You will gain a deep understanding of the origin and significance of your anxiety and be equipped with solutions and coping skills to manage it. More specifically, you will learn:

  • How to identify normal anxiety versus an anxiety disorder
  • When to seek help for a disorder
  • What kinds of professional help are available (e.g., medication, therapy, and complementary approaches)
  • What is psychotherapy, and how they work for anxiety and trauma 
  • How to use 25 different self-help tools and which ones work best for a given situation


  • What is unique about this book?

It gives you an abundance of tools to use to manage anxiety and shows you how and when to use them. It also dives deep to discuss the impact of personalities and temperaments on your anxiety. There are a few topics not typically discussed in books on anxiety, such as recognizing existential anxiety and the science behind aromatherapy and how to use it.

  1. What are your two most useful tips for students and/or parents as they head back to school, given the new “normal” of covid and school shooting fears?

Our minds and bodies thrive on routine and consistency. One of the best things you and your child can do to cope with our current uncertainty is establish and stick to a routine. Your routine should include a regular bedtime, wind down time before bed, and at least one meal around the same time (breakfast, lunch, or dinner).  The second thing you can do is set aside time to debrief at the end of the day and discuss any worries or concerns your child has. Affective labeling is a powerful tool that helps diffuse anxiety by assigning words to feelings. Use the daily debriefing as a time to help them identify how they feel with words. Science shows that this exercise reduces brain (amygdala) activation and deescalates intense emotions. 

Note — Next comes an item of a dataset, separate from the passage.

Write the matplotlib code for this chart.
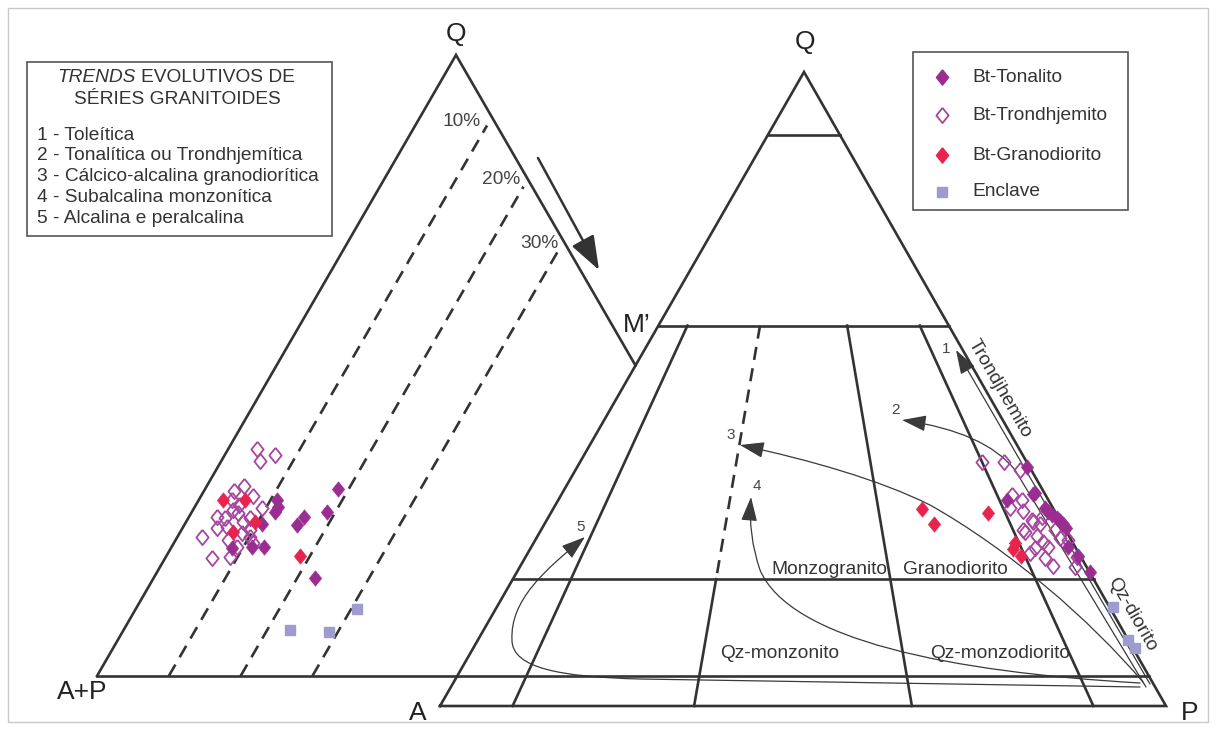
import numpy as np
import matplotlib.pyplot as plt
from matplotlib.path import Path
from matplotlib.patches import FancyArrowPatch, Rectangle

plt.rcParams['font.family'] = ['Liberation Sans', 'DejaVu Sans']

# ---- data (diagram coordinates, y downwards) ----
# left triangle Q-(A+P)-M'
ton_left_x = [277, 278, 275, 297, 304, 252, 264, 232, 327, 338, 315, 262]
ton_left_y = [500, 507, 512, 525, 517, 547, 547, 548, 512, 489, 578, 524]
tro_left_x = [257, 275, 260, 244, 234, 253, 232, 239, 233, 217, 225, 238, 243, 262,
              250, 217, 227, 250, 242, 202, 228, 253, 250, 212, 230, 237]
tro_left_y = [449, 455, 461, 486, 491, 496, 500, 505, 510, 517, 518, 513, 522, 508,
              518, 528, 527, 530, 533, 537, 540, 543, 537, 558, 557, 547]
gra_left_x = [223, 245, 255, 233, 300]
gra_left_y = [500, 500, 522, 532, 556]
enc_left_x = [290, 329, 357]
enc_left_y = [630, 632, 609]

# right triangle QAP
ton_right_x = [1027, 1035, 1007, 1033, 1045, 1048, 1052, 1057, 1060, 1063, 1066,
               1068, 1078, 1090]
ton_right_y = [467, 493, 500, 494, 508, 512, 515, 518, 521, 524, 528, 547, 556, 572]
tro_right_x = [982, 1004, 1020, 1012, 1022, 1010, 1023, 1032, 1042, 1025, 1037, 1043,
               1035, 1030, 1048, 1045, 1053, 1075, 1060, 1055, 1068, 1077, 1033, 1040,
               1023]
tro_right_y = [462, 462, 470, 495, 500, 508, 511, 520, 517, 532, 536, 542, 548, 553,
               547, 558, 566, 567, 538, 530, 540, 557, 522, 524, 530]
gra_right_x = [922, 934, 988, 1015, 1013, 1021]
gra_right_y = [509, 524, 513, 543, 549, 556]
enc_right_x = [1113, 1128, 1135]
enc_right_y = [607, 640, 648]

legend_names = ['Bt-Tonalito', 'Bt-Trondhjemito', 'Bt-Granodiorito', 'Enclave']
trend_names = ['1 - Toleítica', '2 - Tonalítica ou Trondhjemítica',
               '3 - Cálcico-alcalina granodiorítica', '4 - Subalcalina monzonítica',
               '5 - Alcalina e peralcalina']
field_ratios = [0.10, 0.35, 0.65, 0.90]   # P/(A+P)
q_levels = [0.9, 0.6, 0.2, 0.047]
mprime_levels = [0.10, 0.20, 0.30]

c_ton = '#9a2d92'
c_tro = '#a5479f'
c_gra = '#e8244e'
c_enc = '#9e9cce'
lc = '#333333'
tc = '#333333'
fs = 13.8

fig = plt.figure(figsize=(12.17, 7.31), dpi=100)
ax = fig.add_axes([0, 0, 1, 1])
ax.set_xlim(0, 1217)
ax.set_ylim(731, 0)
ax.axis('off')

ax.add_patch(Rectangle((8, 8), 1200, 714, fill=False, ec='#c8c8c8', lw=1))

lw = 1.9

# ---- left triangle ----
LQ = np.array([456, 55]); LB = np.array([97, 676])
side = 2 * (LQ[0] - LB[0])
s_l = (LQ[0] - LB[0]) / (LB[1] - LQ[1])

# right triangle vertices
RQ = np.array([804, 72]); RA = np.array([440, 706]); RP = np.array([1166, 706])


def tern(q, r):
    a = (1 - q) * (1 - r)
    p = (1 - q) * r
    return q * RQ + a * RA + p * RP


# intersection of left triangle right edge with right triangle left edge (M')
s_ra = (RQ[0] - RA[0]) / (RA[1] - RQ[1])
ym = (RA[0] + RA[1] * s_ra - LQ[0] + LQ[1] * s_l) / (s_l + s_ra)
xm = LQ[0] + (ym - LQ[1]) * s_l
x_bot = RA[0] + (RA[1] - LB[1]) * s_ra

ax.plot([LB[0], LQ[0], xm], [LB[1], LQ[1], ym], color=lc, lw=lw, solid_joinstyle='miter')
ax.plot([LB[0], x_bot], [LB[1], LB[1]], color=lc, lw=lw)

for f in mprime_levels:
    x0 = LB[0] + f * side
    yt = (x0 + LB[1] * s_l - LQ[0] + LQ[1] * s_l) / (2 * s_l)
    xt = LQ[0] + (yt - LQ[1]) * s_l
    t = 0.985
    ax.plot([x0, x0 + t * (xt - x0)], [LB[1], LB[1] + t * (yt - LB[1])],
            color=lc, lw=lw, dashes=(5, 3.2))

for lab, (x, y) in zip(['10%', '20%', '30%'], [(462, 121), (501, 180), (539, 243)]):
    ax.text(x, y, lab, fontsize=fs, color='#444444', ha='center', va='center')

ax.add_patch(FancyArrowPatch((538, 158), (599, 270),
                             arrowstyle='-|>,head_length=1.5,head_width=0.55',
                             mutation_scale=14, color=lc, lw=1.8, shrinkA=0, shrinkB=0))

# ---- right triangle ----
ax.plot([RA[0], RQ[0], RP[0], RA[0]], [RA[1], RQ[1], RP[1], RA[1]], color=lc, lw=lw,
        solid_joinstyle='miter')
for q in q_levels:
    p0 = tern(q, 0); p1 = tern(q, 1)
    ax.plot([p0[0], p1[0]], [p0[1], p1[1]], color=lc, lw=lw)

for r in field_ratios:
    if r == 0.35:
        a, b = tern(0.6, r), tern(0.2, r)
        ax.plot([a[0], b[0]], [a[1], b[1]], color=lc, lw=lw, dashes=(5, 3.2))
        a, b = tern(0.2, r), tern(0, r)
    else:
        a, b = tern(0.6, r), tern(0, r)
    ax.plot([a[0], b[0]], [a[1], b[1]], color=lc, lw=lw)

# trends
M, L, C3, C4 = Path.MOVETO, Path.LINETO, Path.CURVE3, Path.CURVE4
trends = [
    ([(1150, 684), (956, 350)], [M, L]),
    ([(1146, 687), (1015, 470), (985, 432), (902, 420)], [M, L, C3, C3]),
    ([(1143, 682), (1090, 620), (1010, 550), (930, 505), (880, 480), (810, 460), (740, 445)],
     [M, C4, C4, C4, C4, C4, C4]),
    ([(1140, 683), (950, 672), (790, 640), (760, 570), (748, 535), (751, 497)],
     [M, C4, C4, C4, C3, C3]),
    ([(1140, 687), (640, 679), (560, 677), (512, 668), (512, 640), (510, 600), (545, 570),
      (585, 537)], [M, L, C4, C4, C4, C4, C4, C4]),
]
for verts, codes in trends:
    ax.add_patch(FancyArrowPatch(path=Path(verts, codes),
                                 arrowstyle='-|>,head_length=1.5,head_width=0.5',
                                 mutation_scale=10, color='#3a3a3a', lw=0.9))

for lab, (x, y) in zip(['1', '2', '3', '4', '5'],
                       [(946, 349), (896, 410), (731, 435), (757, 486), (581, 527)]):
    ax.text(x, y, lab, fontsize=11, color='#444444', ha='center', va='center')

for lab, (x, y) in zip(['Monzogranito', 'Granodiorito', 'Qz-monzonito', 'Qz-monzodiorito'],
                       [(829, 569), (955, 569), (780, 654), (1000, 654)]):
    ax.text(x, y, lab, fontsize=fs, color=tc, ha='center', va='center')
ax.text(1000, 389, 'Trondjhemito', fontsize=fs, color=tc, ha='center', va='center',
        rotation=-60, rotation_mode='anchor')
ax.text(1132, 614, 'Qz-diorito', fontsize=fs, color=tc, ha='center', va='center',
        rotation=-60, rotation_mode='anchor')

# vertex labels
for lab, (x, y) in zip(['Q', 'Q', 'M’', 'A+P', 'A', 'P'],
                       [(456, 34), (805, 42), (637, 325), (82, 692), (418, 713), (1190, 713)]):
    ax.text(x, y, lab, fontsize=19, color='#222222', ha='center', va='center')

# ---- data points ----
dia = [(0, 1), (0.8, 0), (0, -1), (-0.8, 0), (0, 1)]
ms = 11
for xs, ys in [(tro_left_x, tro_left_y), (tro_right_x, tro_right_y)]:
    ax.plot(xs, ys, ls='none', marker=dia, ms=ms, mfc='none', mec=c_tro, mew=1.3, zorder=5)
for xs, ys in [(ton_left_x, ton_left_y), (ton_right_x, ton_right_y)]:
    ax.plot(xs, ys, ls='none', marker=dia, ms=ms, mfc=c_ton, mec=c_ton, mew=0.5, zorder=6)
for xs, ys in [(gra_left_x, gra_left_y), (gra_right_x, gra_right_y)]:
    ax.plot(xs, ys, ls='none', marker=dia, ms=ms, mfc=c_gra, mec=c_gra, mew=0.5, zorder=7)
for xs, ys in [(enc_left_x, enc_left_y), (enc_right_x, enc_right_y)]:
    ax.plot(xs, ys, ls='none', marker='s', ms=7, mfc=c_enc, mec=c_enc, zorder=7)

# ---- left legend box ----
ax.add_patch(Rectangle((27, 62), 305, 174, fill=False, ec='#555555', lw=1.2))
ax.text(136, 77, 'TRENDS', fontsize=fs, style='italic', color=tc, ha='right', va='center')
ax.text(141, 77, 'EVOLUTIVOS DE', fontsize=fs, color=tc, ha='left', va='center')
ax.text(177, 100, 'SÉRIES GRANITOIDES', fontsize=fs, color=tc, ha='center', va='center')
for i, name in enumerate(trend_names):
    ax.text(37, 135 + i * 20.8, name, fontsize=fs, color=tc, ha='left', va='center')

# ---- right legend box ----
ax.add_patch(Rectangle((913, 52), 215, 158, fill=False, ec='#555555', lw=1.2))
leg_y = [77, 115, 155, 192]
styles = [dict(marker=dia, ms=ms, mfc=c_ton, mec=c_ton),
          dict(marker=dia, ms=ms, mfc='none', mec=c_tro, mew=1.3),
          dict(marker=dia, ms=ms, mfc=c_gra, mec=c_gra),
          dict(marker='s', ms=7, mfc=c_enc, mec=c_enc)]
for name, y, st in zip(legend_names, leg_y, styles):
    ax.plot([942], [y], ls='none', **st)
    ax.text(972, y, name, fontsize=fs, color=tc, ha='left', va='center')

fig.savefig('out.png', dpi=100)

Dr. Marks is a general and forensic psychiatrist of over 20 years whose mission is to increase mental health awareness and understanding by educating people on psychiatric disorders, mental well-being, and self-improvement. She believes that insight creates change, both on a micro-level (personal growth) and a macro-level (reduction in fear and social judgment). Dr. Marks produces educational videos on her YouTube channel, DrTraceyMarks. As a forensic psychiatrist, she has formulated over 1000 opinions through Independent Medical Evaluations, criminal assessments, or civil litigation consultations. She has been qualified as an expert in multiple federal and state courts and military court-martial. She also maintains a general psychiatry clinical practice focusing on mood disorders, anxiety disorders, and burnout. Dr. Marks has been sought after by CNN and HLN for forensic and general psychiatric commentary.